24.10.2011 | aktual.: 24.10.2011 07:17
Na początku wyjaśnienie: pasteryzacja to proces, w którym produkt jest błyskawicznie podgrzewany w celu zniszczenia szkodliwych mikroorganizmów. Dzięki temu ma dłuższy termin ważności.
Jednak przy okazji pasteryzacji giną też witaminy. Pasteryzacja też, znaniem smakoszy, nieodwracalnie zmienia smak piwa.
Dlatego specjaliści radzą: najlepsze piwo niepasteryzowane ma termin ważności od kilku dni, do góra trzech tygodni! Poznamy je też po osadzie, który gromadzi się na dnie butelki.
- Takie piwa mają mnóstwo składników odżywczych.

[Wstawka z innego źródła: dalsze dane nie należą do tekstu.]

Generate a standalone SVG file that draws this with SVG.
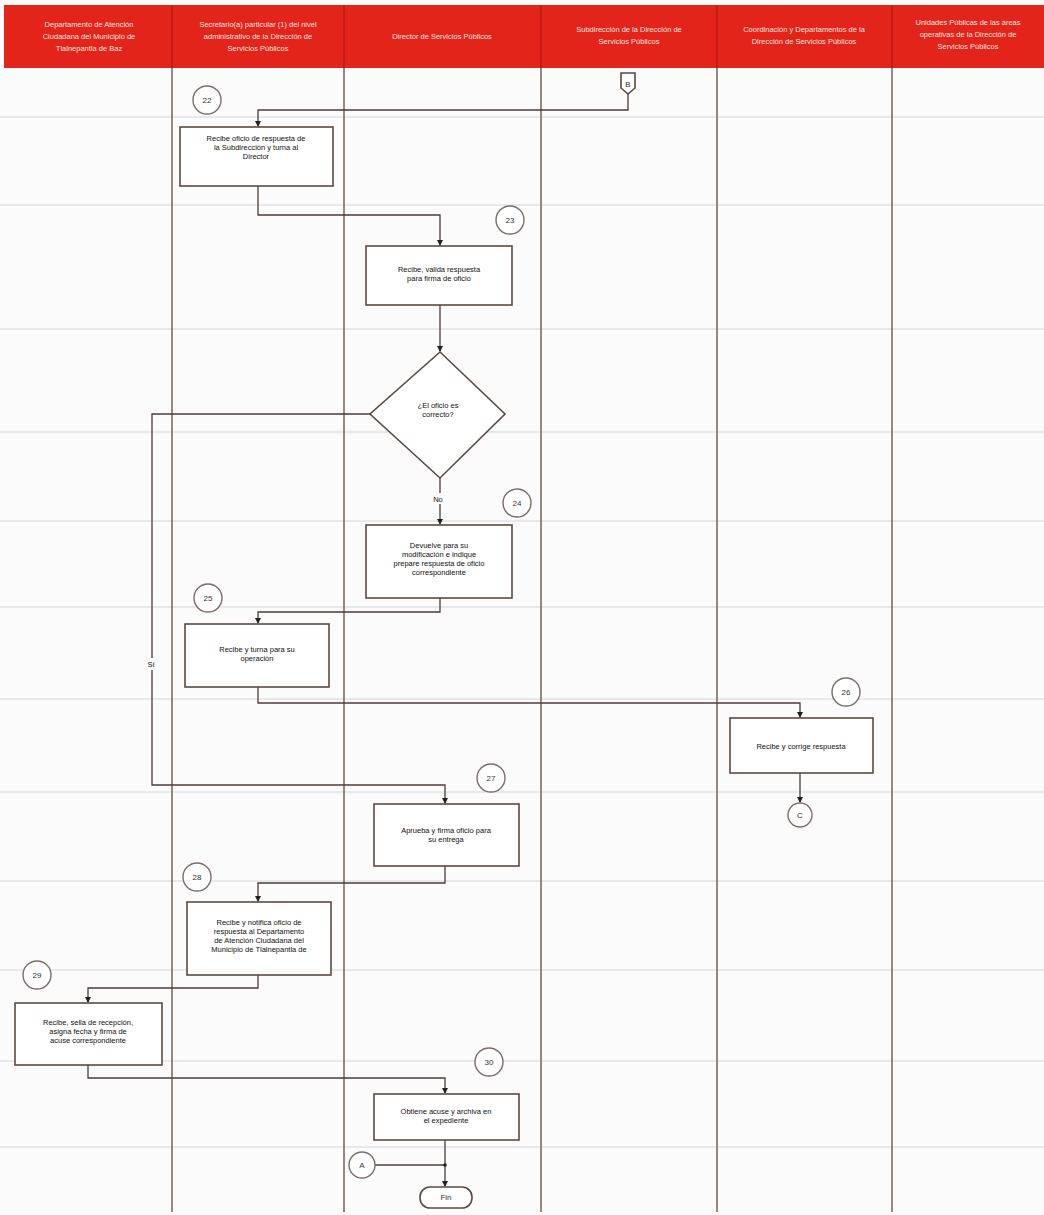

Są bardziej kaloryczne i zdrowsze - tłumaczy prof. Tadeusz Tuszyński z Uniwersytetu Rolniczego w Krakowie.
A co z szeregiem piw „niepasteryzowanych”, które mają kilkumiesięczną datę ważności? Producenci stosują tzw. mikrofiltrację, gdzie w specjalnych maszynach odfiltrowuje się mikroorganizmy, przez co złocistego trunku nie trzeba podgrzewać. Nie są zatem pasteryzowane, ale - jak tłumaczy profesor Tuszyński - też są pozbawione wartości odżywczych.
Bo ta filtracja to po prostu odpowiednik pasteryzacji. Dlatego znawcy radzą: jeśli niepasteryzowane, to tylko z terminem ważności do 3 tygodni. Na zdrowie!